Fourteen people are facing federal charges after prosecutors say they ran a brazen crude oil theft ring stretching across two states — stealing millions of dollars’ worth of oil from Permian Basin pipelines and selling it off like it was theirs to begin with.
A federal grand jury has indicted the defendants — drawn from both Texas and New Mexico — on charges of conspiring to steal crude oil, stockpile it on leased federal land, and then ship it across state lines to be sold at below-market prices. As the Justice Department stated, “All 14 defendants allegedly conspired to transport stolen crude oil across the New Mexico-Texas border for the purpose of enriching themselves.” It’s a scheme that’s as straightforward as it is audacious — tap the pipeline, pocket the profits, repeat.
Who’s Involved
The Texas contingent includes Randell Wayne Reid, 41, and James Darrell Reid, 65 — both owners of Reidco Enterprises, based out of Electra — along with Christopher Frederick Harris, 22, of Seminole. On the New Mexico side, the bulk of the defendants hail from Lovington: Louis George Edgett, Brenden Floyd Strickland, Sixto Herrera-Estebane, Gyardo Gonzalez, Jesus Martin Hernandez-Borja, Diana Marquez Rojo, Jose Luis Rojo, Jose Mario Rivas-Mendoza, Miguel A. Soto, Tavares Montrail Cole, and Danny Dale Brown Jr. That’s a wide net — and a notably organized one, prosecutors suggest.
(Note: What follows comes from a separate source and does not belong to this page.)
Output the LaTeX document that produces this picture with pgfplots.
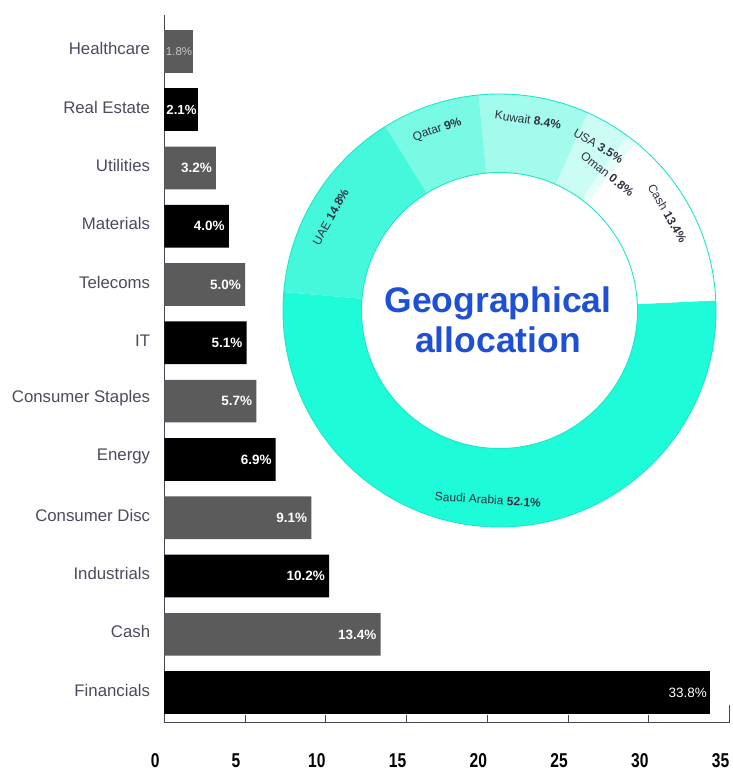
\documentclass[border=0pt]{standalone}
\usepackage{fontspec}
\setmainfont{Liberation Sans}
\newfontfamily\condfont[FakeStretch=0.78]{Liberation Sans}
\usepackage{pgfplots}
\pgfplotsset{compat=1.18}
\definecolor{bargray}{HTML}{5B5B5B}
\definecolor{axiscol}{HTML}{45455A}
\definecolor{labgray}{HTML}{4B4B5E}
\definecolor{donuttxt}{HTML}{30303F}
\definecolor{geoblue}{HTML}{1E50D6}
\definecolor{saudi}{HTML}{1DFBD8}
\definecolor{uae}{HTML}{45F8DC}
\definecolor{qatar}{HTML}{78FAE4}
\definecolor{kuwait}{HTML}{A2FBEB}
\definecolor{usa}{HTML}{CBFDF4}
\definecolor{oman}{HTML}{E6FEFA}
\definecolor{cashc}{HTML}{FFFFFF}
\definecolor{rim}{HTML}{1EE6CD}
\begin{document}
\begin{tikzpicture}
\path[use as bounding box] (0,0) rectangle (732pt,771pt);
\begin{axis}[
  at={(164.3pt,49pt)}, anchor=south west,
  scale only axis, width=565.2pt, height=707pt,
  xmin=0, xmax=35, ymin=-0.503, ymax=11.623,
  axis lines*=left,
  axis line style={draw=axiscol, line width=0.8pt},
  xtick={0,5,...,30}, xticklabels={0,5,10,15,20,25,30},
  extra x ticks={35}, extra x tick labels={35},
  extra x tick style={grid=none, major tick length=17pt},
  tick align=inside, major tick length=7pt,
  x tick style={draw=axiscol, line width=0.8pt},
  xticklabel style={anchor=base, yshift=-45.5pt, xshift=-9pt, font=\condfont\bfseries\fontsize{20}{20}\selectfont, text=black},
  ytick={0,...,11},
  yticklabels={Financials, Cash, Industrials, Consumer Disc, Energy, Consumer Staples, IT, Telecoms, Materials, Utilities, Real Estate, Healthcare},
  y tick style={draw=none},
  yticklabel style={anchor=east, inner sep=0pt, xshift=-14pt, yshift=2.5pt, font=\fontsize{16.8}{18}\selectfont, text=labgray},
  clip=false,
  point meta=x,
  every node near coord/.append style={anchor=east, inner sep=0pt, xshift=-4pt},
]
% gray bars, bold labels
\addplot[xbar, bar width=42.7pt, bar shift=0pt, fill=bargray, draw=none,
  nodes near coords={\pgfmathprintnumber[fixed,fixed zerofill,precision=1,assume math mode=true]{\pgfplotspointmeta}\%},
  nodes near coords style={font=\bfseries\fontsize{13.5}{14}\selectfont, text=white}]
  coordinates {(13.4,1) (9.1,3) (5.7,5) (5.0,7) (3.2,9)};
% black bars, bold labels
\addplot[xbar, bar width=42.7pt, bar shift=0pt, fill=black, draw=none,
  nodes near coords={\pgfmathprintnumber[fixed,fixed zerofill,precision=1,assume math mode=true]{\pgfplotspointmeta}\%},
  nodes near coords style={font=\bfseries\fontsize{13.5}{14}\selectfont, text=white}]
  coordinates {(10.2,2) (6.9,4) (5.1,6) (4.0,8)};
% Real Estate
\addplot[xbar, bar width=42.7pt, bar shift=0pt, fill=black, draw=none,
  nodes near coords={\pgfmathprintnumber[fixed,fixed zerofill,precision=1,assume math mode=true]{\pgfplotspointmeta}\%},
  nodes near coords style={font=\bfseries\fontsize{13.2}{14}\selectfont, text=white, xshift=2.5pt}]
  coordinates {(2.1,10)};
% Financials
\addplot[xbar, bar width=42.7pt, bar shift=0pt, fill=black, draw=none,
  nodes near coords={\pgfmathprintnumber[fixed,fixed zerofill,precision=1,assume math mode=true]{\pgfplotspointmeta}\%},
  nodes near coords style={font=\fontsize{13.5}{14}\selectfont, text=white, xshift=1pt}]
  coordinates {(33.8,0)};
% Healthcare
\addplot[xbar, bar width=42.7pt, bar shift=0pt, fill=bargray, draw=none,
  nodes near coords={\pgfmathprintnumber[fixed,fixed zerofill,precision=1,assume math mode=true]{\pgfplotspointmeta}\%},
  nodes near coords style={font=\fontsize{11.5}{13}\selectfont, text=black!22, xshift=3pt}]
  coordinates {(1.8,11)};
\end{axis}
% Donut: geographical allocation
\begin{scope}[shift={(499.5pt,460.5pt)}]
  \def\a{175.1}
  \foreach \v/\col in {52.1/saudi, 13.4/cashc, 0.8/oman, 3.4/usa, 8.2/kuwait, 7.3/qatar, 14.8/uae} {
    \pgfmathsetmacro\b{\a+3.6*\v}
    \fill[\col] (\a:216.5pt) arc[start angle=\a, end angle=\b, radius=216.5pt]
      -- (\b:138pt) arc[start angle=\b, end angle=\a, radius=138pt] -- cycle;
    \global\let\a\b
  }
  \draw[rim, line width=0.9pt] (0,0) circle[radius=216.5pt];
  \draw[rim, line width=0.9pt] (0,0) circle[radius=138pt];
  \begin{scope}[every node/.style={font=\fontsize{12}{13}\selectfont, text=donuttxt, inner sep=0pt}]
    \node[rotate=-3.5] at (266.5:189.5pt) {Saudi Arabia \textbf{52.1\%}};
    \node[rotate=61] at (151:193pt) {UAE \textbf{14.8\%}};
    \node[rotate=19] at (109:191pt) {Qatar \textbf{9\%}};
    \node[rotate=-8.5] at (81.5:193pt) {Kuwait \textbf{8.4\%}};
    \node[rotate=-31] at (59:192pt) {USA \textbf{3.5\%}};
    \node[rotate=-38.3] at (51.7:174pt) {Oman \textbf{0.8\%}};
    \node[rotate=-60] at (30:194pt) {Cash \textbf{13.4\%}};
  \end{scope}
  \node[font=\bfseries\fontsize{35.5}{40}\selectfont, text=geoblue, align=center] at (-1.5pt,-9.5pt) {Geographical\\allocation};
\end{scope}
\end{tikzpicture}
\end{document}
The alleged operation wasn’t exactly improvised. Stolen oil was reportedly stored on leased federal land before being moved across the state line — a detail that matters legally, because crossing state lines with stolen goods transforms a theft case into a federal one. The use of federal land for storage only compounds the exposure.
What They’re Facing
How serious is the legal jeopardy here? Quite serious, actually. Each defendant faces a conspiracy charge carrying up to five years in federal prison, along with counts of interstate transportation and sale of stolen property — each of which can add up to ten years per count. Depending on how many counts prosecutors pursue, some defendants could be looking at decades of potential exposure. That’s not a slap on the wrist. That’s a career-ending, life-altering reckoning — if convicted.
Still, indictments are charges, not convictions. Every defendant is presumed innocent until proven guilty in court. But the breadth of the indictment — fourteen people, two states, federal land, interstate commerce — suggests investigators spent considerable time building this case before anyone was charged. These things don’t happen overnight.
The Bigger Picture
The Permian Basin is the beating heart of American oil production, pumping out more crude than most OPEC nations. It’s also, apparently, a target. Pipeline theft — sometimes called “hot oil” theft — has long plagued the energy industry, but cases of this alleged scale and coordination are less common. The involvement of a registered business entity like Reidco Enterprises raises questions about how long this may have been going on and how much oil actually moved through the operation before investigators caught up.
New Mexico’s broader oil patch has seen scrutiny from multiple directions lately. The state’s attorney general has separately pursued civil action against parties involved in fraudulent oil well schemes — a sign that regulators and law enforcement are paying closer attention to who’s doing what with the region’s most valuable resource. Whether this indictment connects to any of those efforts remains to be seen.
What’s clear, as federal prosecutors have emphasized, is that the alleged scheme wasn’t opportunistic — it was coordinated, cross-jurisdictional, and, by the government’s account, deliberately structured to turn stolen crude into cold cash. In the oil patch, that kind of ambition tends to eventually attract exactly the kind of attention these fourteen defendants are now getting.
The Permian Basin produces staggering wealth. Apparently, not everyone was content to wait for a legitimate share of it.